172 Year Cycle (Unified Cycle Theory)
The 172 year cycle is one of the major cycles in the Unified Cycle Theory. It marks major depressions. For the 172 year cycle, it starts with the top in 2007, then goes back to the depression in 1835 and then back to the depression of 1663, followed by the Blubonic Plague (1665) and Great Fire of London(1666). 172 year anniversaries hit these right on the nose. From the charts below, you can see how the weather became exceedingly dry, which happens in conjunction with a depression. It’s happening to our weather today.

1835 1665

Sunspot Maximums (Unified Cycle Theory)
Sunspot cycles last 11.2 years. Market tops typically follow on the heels of a sunspot top. We’ve just experienced one as this chart of June 1, 2014 shows. This fact is well known in certain trading circles. Here is a link to John Hampton’s site “Solarcycles,” which focuses on solar events to determine market tops and bottoms.

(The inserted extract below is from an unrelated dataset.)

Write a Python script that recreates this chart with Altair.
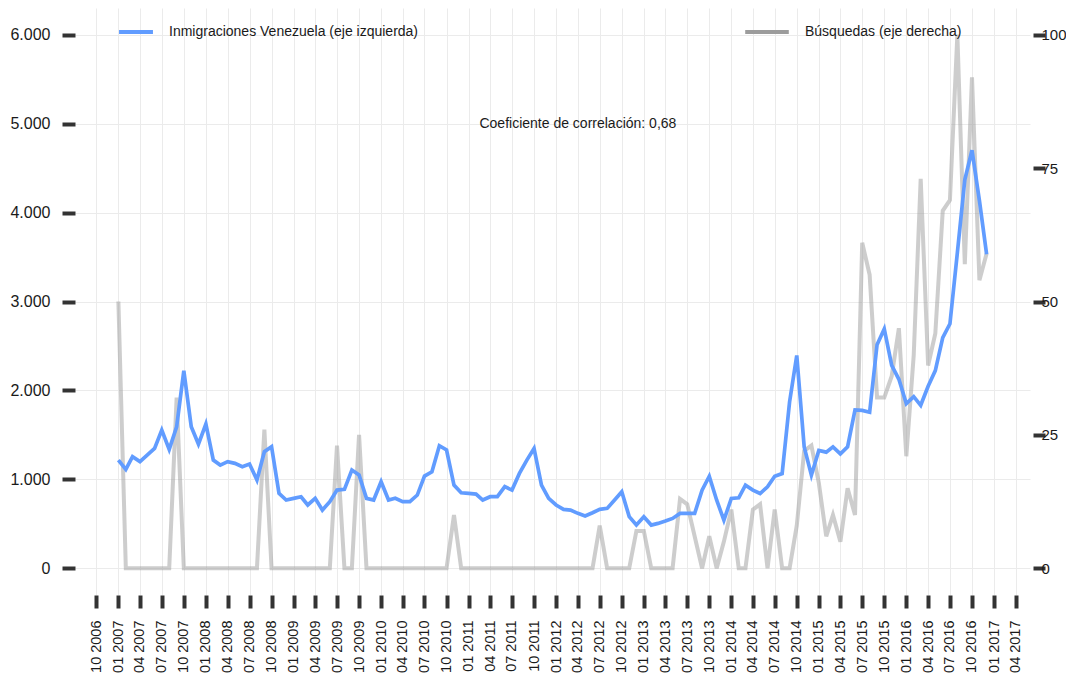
import altair as alt
import pandas as pd

# ---------------- data ----------------
inicio = "2007-01-01"
n_meses = 120
fechas = pd.date_range(inicio, periods=n_meses, freq="MS").strftime("%Y-%m-%dT00:00:00").tolist()

inmigraciones = [
    1217, 1112, 1255, 1200, 1273, 1348, 1554, 1337, 1592, 2221, 1592, 1397,
    1622, 1217, 1161, 1200, 1180, 1142, 1172, 993, 1311, 1367, 843, 768,
    787, 805, 712, 787, 655, 749, 880, 888, 1105, 1049, 787, 768,
    974, 768, 787, 749, 749, 824, 1037, 1086, 1378, 1330, 936, 850,
    843, 835, 768, 805, 805, 918, 880, 1067, 1217, 1348, 936, 787,
    712, 663, 655, 618, 588, 625, 663, 674, 768, 861, 581, 487,
    580, 486, 505, 531, 561, 617, 617, 617, 879, 1035, 766, 542,
    785, 793, 935, 879, 841, 916, 1035, 1065, 1869, 2393, 1364, 1047,
    1326, 1306, 1365, 1287, 1365, 1780, 1775, 1755, 2515, 2691, 2281, 2125,
    1852, 1930, 1833, 2047, 2223, 2593, 2749, 3549, 4368, 4700, 4134, 3530,
]

busquedas = [
    50, 0, 0, 0, 0, 0, 0, 0, 32, 0, 0, 0,
    0, 0, 0, 0, 0, 0, 0, 0, 26, 0, 0, 0,
    0, 0, 0, 0, 0, 0, 23, 0, 0, 25, 0, 0,
    0, 0, 0, 0, 0, 0, 0, 0, 0, 0, 10, 0,
    0, 0, 0, 0, 0, 0, 0, 0, 0, 0, 0, 0,
    0, 0, 0, 0, 0, 0, 8, 0, 0, 0, 0, 7,
    7, 0, 0, 0, 0, 13, 12, 6, 0, 6, 0, 5,
    11, 0, 0, 11, 12, 0, 11, 0, 0, 8, 22, 23,
    16, 6, 10, 5, 15, 10, 61, 55, 32, 32, 36, 45,
    21, 40, 73, 38, 44, 67, 69, 100, 57, 92, 54, 59,
]

serie_inm = "Inmigraciones Venezuela (eje izquierda)"
serie_bus = "Búsquedas (eje derecha)"

eje_izq_valores = [0, 1000, 2000, 3000, 4000, 5000, 6000]
eje_der_valores = [0, 25, 50, 75, 100]

anot_fecha = ["2012-04-01T00:00:00"]
anot_valor = [5000]
anot_texto = ["Coeficiente de correlación: 0,68"]

# quarterly ticks from 10 2006 to 04 2017
ticks_x = []
y, m = 2006, 10
while (y, m) <= (2017, 4):
    ticks_x.append(alt.DateTime(year=y, month=m, date=1))
    m += 3
    if m > 12:
        m -= 12
        y += 1

df = pd.DataFrame({
    "fecha": fechas,
    "inm": inmigraciones,
    "bus": busquedas,
    "s_inm": [serie_inm] * n_meses,
    "s_bus": [serie_bus] * n_meses,
})
df_anot = pd.DataFrame({"fecha": anot_fecha, "inm": anot_valor, "texto": anot_texto})

FONT = "Liberation Sans"
TXT = "#1a1a1a"
TICK = "#333333"
GRID = "#ebebeb"

x_enc = alt.X(
    "fecha:T",
    title=None,
    scale=alt.Scale(domain=[alt.DateTime(year=2006, month=7, date=4),
                            alt.DateTime(year=2017, month=5, date=31)]),
    axis=alt.Axis(
        values=ticks_x, format="%m %Y", labelAngle=270, labelAlign="right",
        labelBaseline="middle", labelFontSize=14.5, labelColor=TXT, labelFont=FONT,
        labelPadding=12, tickSize=13, tickWidth=4, tickColor=TICK, domain=False,
        grid=True, gridColor=GRID, gridWidth=1, labelOverlap=False, labelFlush=False,
    ),
)

y_izq = alt.Y(
    "inm:Q",
    title=None,
    scale=alt.Scale(domain=[-300, 6300], nice=False, zero=False),
    axis=alt.Axis(
        orient="left", values=eje_izq_valores,
        labelExpr="replace(format(datum.value, ','), ',', '.')",
        labelFontSize=16, labelColor=TXT, labelFont=FONT, labelPadding=12,
        tickSize=13, tickWidth=4, tickColor=TICK, domain=False,
        grid=True, gridColor=GRID, gridWidth=1,
    ),
)

y_der = alt.Y(
    "bus:Q",
    title=None,
    scale=alt.Scale(domain=[-5, 105], nice=False, zero=False),
    axis=alt.Axis(
        orient="right", values=eje_der_valores, offset=3,
        labelFontSize=15, labelColor=TXT, labelFont=FONT, labelPadding=-4,
        tickSize=12, tickWidth=4, tickColor=TICK, domain=False, grid=False,
    ),
)

linea_bus = alt.Chart(df).mark_line(strokeWidth=4, opacity=0.5).encode(
    x=x_enc,
    y=y_der,
    color=alt.Color(
        "s_bus:N",
        scale=alt.Scale(domain=[serie_bus], range=["#9c9c9c"]),
        legend=alt.Legend(
            title=None, orient="none", legendX=668, legendY=0, padding=0,
            symbolType="stroke", symbolStrokeWidth=4, symbolSize=1900,
            symbolOpacity=1, labelFontSize=14, labelFont=FONT, labelColor=TXT,
            labelOffset=14, labelLimit=500,
        ),
    ),
)

linea_inm = alt.Chart(df).mark_line(strokeWidth=3.7).encode(
    x=x_enc,
    y=y_izq,
    color=alt.Color(
        "s_inm:N",
        scale=alt.Scale(domain=[serie_inm], range=["#619CFF"]),
        legend=alt.Legend(
            title=None, orient="none", legendX=42, legendY=5, padding=0,
            symbolType="stroke", symbolStrokeWidth=4, symbolSize=1150,
            labelFontSize=14, labelFont=FONT, labelColor=TXT, labelOffset=14,
            labelLimit=500,
        ),
    ),
)

anotacion = alt.Chart(df_anot).mark_text(
    fontSize=14, font=FONT, color=TXT, align="center", baseline="middle"
).encode(x=x_enc, y=y_izq, text="texto:N")

izq = alt.layer(linea_inm, anotacion)

chart = alt.layer(linea_bus, izq).resolve_scale(
    y="independent", color="independent"
).properties(
    width=955, height=587,
    autosize=alt.AutoSizeParams(type="none"),
    padding={"left": 67, "top": 0, "right": 36, "bottom": 80},
    background="white",
).configure_view(stroke=None)

chart.save("out.html", embed_options={"renderer": "svg", "actions": False})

Sunspots of course have lots of studies to show how they adversely affect humans psychologically. We’re in cycle 24 – at the top, by the looks of it. Markets typically crash after a sunspot high. It’s interesting to me that the Sept 11, 2001 attacks were right at the high of sunspot cycle 23.

Full Moon (Unified Cycle Theory)
Market highs also tend to follow on the heels of a full moon, although this isn’t a leading factor. The most important factor is a synchronization with a 6.36 or 19 year cycle, then a sunspot maximum, and then a full moon. There was a full moon on May 14, 2014 and another one at June 13. There was a new moon on May 28, 2014.

6.36 Year Cycle (Unified Cycle Theory)
If you measure from the top of the SP at 4/7/2000 to the next top at 10/29/07 – that’s about 6.5 years. If you measure from the 2007 to today (early June, 2014) it’s almost exactly 6.36 years.

visuals for unified.009-001

Climate – based on the work of Dr. Raymond H. Wheeler
As of 2007, when the overall market topped, we seem to have entered a very dry period. You only have to listen to the news to hear of the devastating drought hitting the mid and western US.

Dr. Raymond H. Wheeler (in his studies of recurring climate cycles over 20 centuries) predicted a very dry period accompanying a depression starting around the year 2000. He made this prediction in the 19450s.

Sentiment – Level of Advisors Who are Bullish on the Market
If you’re a trader of any strature, you know the importance on being a contrarian regarding the markets. When the number of bulls or bears reaches an extreme level, the market typically turns and heads in the other direction. We have a record number of bulls right now (record optimism).

sentiment26 year high

Margin Debt
Along with sentiment rides the level of margin debt, which is at an all-time high. This is the amount of leverage in the market. It signifies the amount of borrowed money that supports the positions of those in the market. It doesn’t take a big drop in the case to create panic as traders attempt to cover their loans.


TPD Cycle (Turning Point Distribution Principle—Unified Cycle Theory)
This principle describes an array of reversal points that tend to surround a major turning point. In terms of the US stock market, the following cycle anniversaries surround the end of May and first part of June, 2014.

  1. The 86.1-day UWS cycle.
  2. The 16.4-week cycle
  3. The seasonal cycle (sell in May and go away)
  4. The 2-year cycle — Every 2nd year, the seasonal cycle is more bearish from May to October. This is the year when the seasonal cycle is especially bearish. For example, the May-October periods for 1998, 2000, 2002, 2004, 2006, 2008, 2010, 2012, and now (2014??) were far more bearish than the years 1997, 1999, 2001, 2003, 2005, 2007, 2009, 2011, and 2013.
  5. The 3.5-year cycle has been very powerful in the stock market for nearly 2000 years. It peaks in June.
  6. The 6.37-yr, 19.1-yr (Dewey’s real estate cycle), and 57.3 yr (Kondratieff cycle) are already in down-phases.

This is an extraordinary set of warning signs that the current US market is mature. Currencies (euro, pound, Swiss franc) have already topped and are headed down, At the same time, the US dollar has bottomed and is heading up.Based on history and recurring cycles, along with the magnitude of bubble we’ve experienced, the expected drop will be the largest transfer of wealth in history.